We can also see from looking at this data that the average holding period for BTC investors is nearly five years. In other words, long-term holders of BTC do not react to near-term events.

BTC holding period has increased over time

But what should investors make about the recent exchange hack, the ongoing memecoin frenzy, and the perception that President Trump might not deliver on his crypto promises? A few thoughts on these events and why I don’t think they will have a lasting impact on the investment case for the crypto asset class.

• Bybit hack: This exchange breach last week resulted in the loss of 401,000 ETH (approximately $1.3 billion), sending shockwaves through the crypto community. While Bybit has reassured users that losses will be covered, the attack has reignited security concerns, particularly as exchange-related hacks have declined in recent years. Hashdex was not impacted by this event given the very strict vetting criteria we have in place for all of the third parties we interact with, including custodians and exchanges. However, while the incident serves as a stark reminder of the importance of vetted custody solutions, we do not see the hack having a long-term negative impact on the fundamentals we believe are driving opportunities in the crypto asset class.

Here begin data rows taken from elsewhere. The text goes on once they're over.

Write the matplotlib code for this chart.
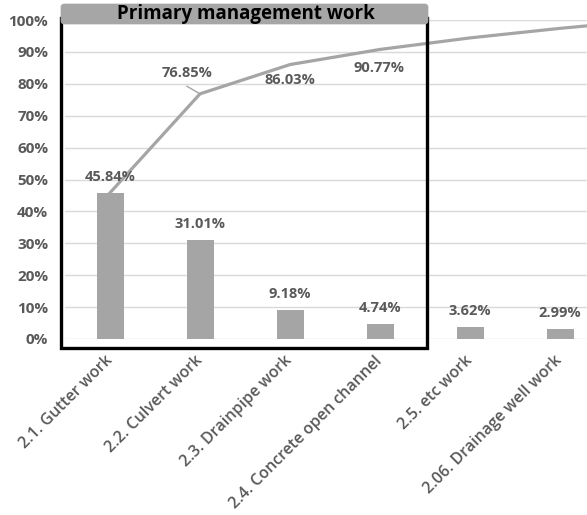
import numpy as np
import matplotlib
matplotlib.use("Agg")
import matplotlib.pyplot as plt
import matplotlib.transforms as mtransforms
from matplotlib.patches import Rectangle, FancyBboxPatch

# Share of each work item (%), sorted for a Pareto view
categories = ["2.1. Gutter work", "2.2. Culvert work", "2.3. Drainpipe work",
              "2.4. Concrete open channel", "2.5. etc work", "2.06. Drainage well work"]
shares = [45.84, 31.01, 9.18, 4.74, 3.62, 2.99]
# remaining share of minor items beyond the last listed category
remainder_share = [2.62]
cumulative_labels_idx = [1, 2, 3]

plt.rcParams["font.family"] = ["Open Sans", "DejaVu Sans"]

W, H = 587, 515
fig = plt.figure(figsize=(W / 100, H / 100), dpi=100)


def fx(px):
    return px / W


def fy(py):
    return 1 - py / H


ax_left, ax_right, ax_top, ax_bottom = 65, 587, 20, 339
ax = fig.add_axes([fx(ax_left), fy(ax_bottom), fx(ax_right - ax_left), fy(ax_top) - fy(ax_bottom)])

grey = "#A5A5A5"
text_grey = "#595959"

x = np.arange(len(categories))
vals = np.array(shares) / 100
all_shares = np.array(shares + remainder_share) / 100
cum = np.cumsum(all_shares)
xc = np.arange(len(all_shares))

ax.bar(x, vals, width=0.3, color=grey, zorder=3)
ax.plot(xc, cum, color=grey, lw=2.3, zorder=4, clip_on=True)

ax.set_xlim(-0.5, (ax_right - 110) / 90)
ax.set_ylim(0, 1.0)
ax.set_yticks(np.linspace(0, 1, 11))
ax.set_yticklabels([f"{int(round(v * 100))}%" for v in np.linspace(0, 1, 11)],
                   fontsize=11, fontweight="bold", color=text_grey)
ax.set_xticks(x)
ax.set_xticklabels(categories, rotation=45, ha="right", va="center",
                   rotation_mode="anchor", fontsize=11.5, fontweight="semibold",
                   color=text_grey)
shift = mtransforms.ScaledTranslation(3 / 100, 0, fig.dpi_scale_trans)
for lbl in ax.get_xticklabels():
    lbl.set_transform(lbl.get_transform() + shift)
ax.tick_params(axis="y", length=0, pad=12)
ax.tick_params(axis="x", length=0, pad=14)
ax.grid(axis="y", color="#D9D9D9", lw=1, zorder=0)
for s in ax.spines.values():
    s.set_visible(False)

# value labels above bars
for xi, v, s in zip(x, vals, shares):
    ax.annotate(f"{s:.2f}%", (xi, v), xytext=(0, 11.5), textcoords="offset points",
                ha="center", va="center", fontsize=10.5, fontweight="bold",
                color=text_grey, zorder=6)

# cumulative labels
cum_offsets = {1: (-9.5, 15), 2: (0, -11), 3: (-1, -13.5)}
for i in cumulative_labels_idx:
    dx, dy = cum_offsets[i]
    ax.annotate(f"{cum[i] * 100:.2f}%", (xc[i], cum[i]), xytext=(dx, dy),
                textcoords="offset points", ha="center", va="center",
                fontsize=10.5, fontweight="bold", color=text_grey, zorder=6)
# leader line for the second cumulative label
ax.annotate("", xy=(xc[1], cum[1]), xytext=(-9.5, 5.5), textcoords="offset points",
            arrowprops=dict(arrowstyle="-", color=grey, lw=1, shrinkA=0, shrinkB=0))

# highlight frame around the primary items
fig.add_artist(Rectangle((fx(61), fy(348)), fx(427 - 61), fy(18) - fy(348),
                         transform=fig.transFigure, fill=False, ec="black", lw=2.4, zorder=10))
fig.add_artist(FancyBboxPatch((fx(61), fy(24)), fx(428 - 61), fy(4) - fy(24),
                              boxstyle="round,pad=0,rounding_size=0.006",
                              transform=fig.transFigure, fc="#A6A6A6", ec="#A6A6A6", lw=0.5, zorder=11))
fig.text(fx(246), fy(14), "Primary management work", ha="center", va="center",
         fontsize=13.5, fontweight="bold", color="black", zorder=12)

fig.savefig("out.png", dpi=100)
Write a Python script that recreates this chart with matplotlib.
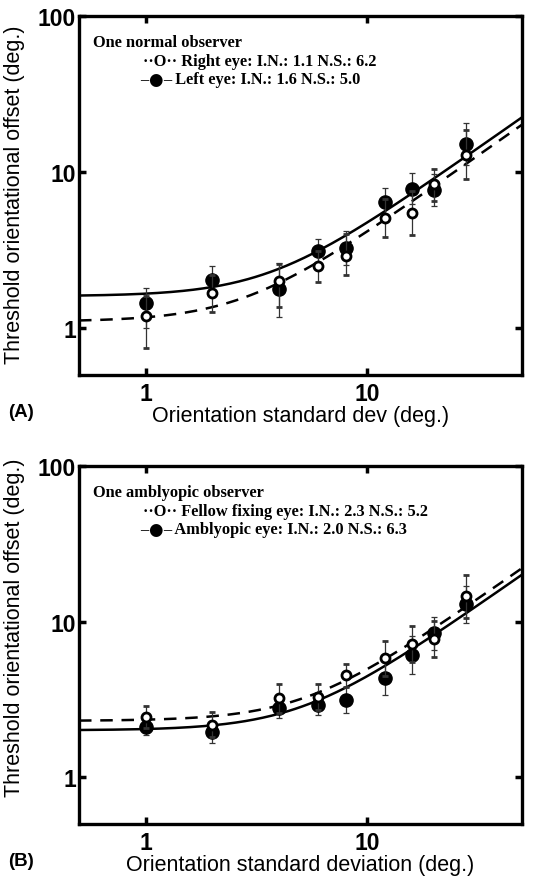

• Memecoin madness: The recent market decline can also be attributed in part to a liquidity shift driven by the memecoin craze. Tokens such as TRUMP, which saw heavy trading during the presidential inauguration, and LIBRA, which surged this month following the controversy surrounding Argentina’s President Javier Milei, have drawn significant market attention and raised concerns over who benefits from this type of activity. While memecoins often generate short-term excitement, some investors worry that capital has been diverted away from more productive sectors of the crypto economy, increasing overall market vulnerability. This is certainly a valid concern and I believe that the short-term memecoin activity helps make the case for investing in an institutional quality index like the Nasdaq Crypto Index, which has strict criteria for vetting crypto assets. There will continue to be a lot of noise in the crypto space for the foreseeable future, and we think investors are well-served by being able to track a benchmark that has a methodology built to eliminate this type of superfluous activity.

• Trump’s delays: During his campaign, President Trump expressed significant support for crypto, even proposing the US consider a bitcoin stockpile. However, there is a perception among some that his administration has not moved fast enough on this initiative and others. These developments take time—including the important work underway at the SEC’s Crypto Task Force—and we have strong conviction that the regulatory landscape for crypto will continue to dramatically improve in the US in the coming months and years.

Where do we go from here?

Bitcoin’s recent price action has pushed it below its $90,000–$110,000 trading range, and some technical indicators suggest a potential move lower if selling pressure persists. However, there are key levels that could serve as support.

Options market data from Deribit shows that the highest open interest for BTC options is at the $80,000 strike price, indicating that this level could act as a floor in the near term. Historically, such areas of high open interest tend to provide price support as traders hedge positions and market makers adjust exposure.

If macroeconomic conditions stabilize or there is more favorable news toward crypto from the US government, we could see BTC recover to the $90,000–$105,000 range in the coming weeks. In other words, the bull market is fully on track and bitcoin remains in line with performance in previous phases.

Regardless of what happens with near-term prices, the structural fundamentals of the crypto market remain strong, and nothing in the past week suggests a major shift in the broader bull cycle. Institutional adoption continues to progress, with increasing interest in spot bitcoin ETFs and broader integration of blockchain technology in traditional finance. The long-term trajectory remains positive, but as with any market, patience and risk management are key.

As history has shown, bull markets rarely move in a straight line, but investors with a clear, long-term strategy are best positioned to navigate this volatility and capitalize on future opportunities.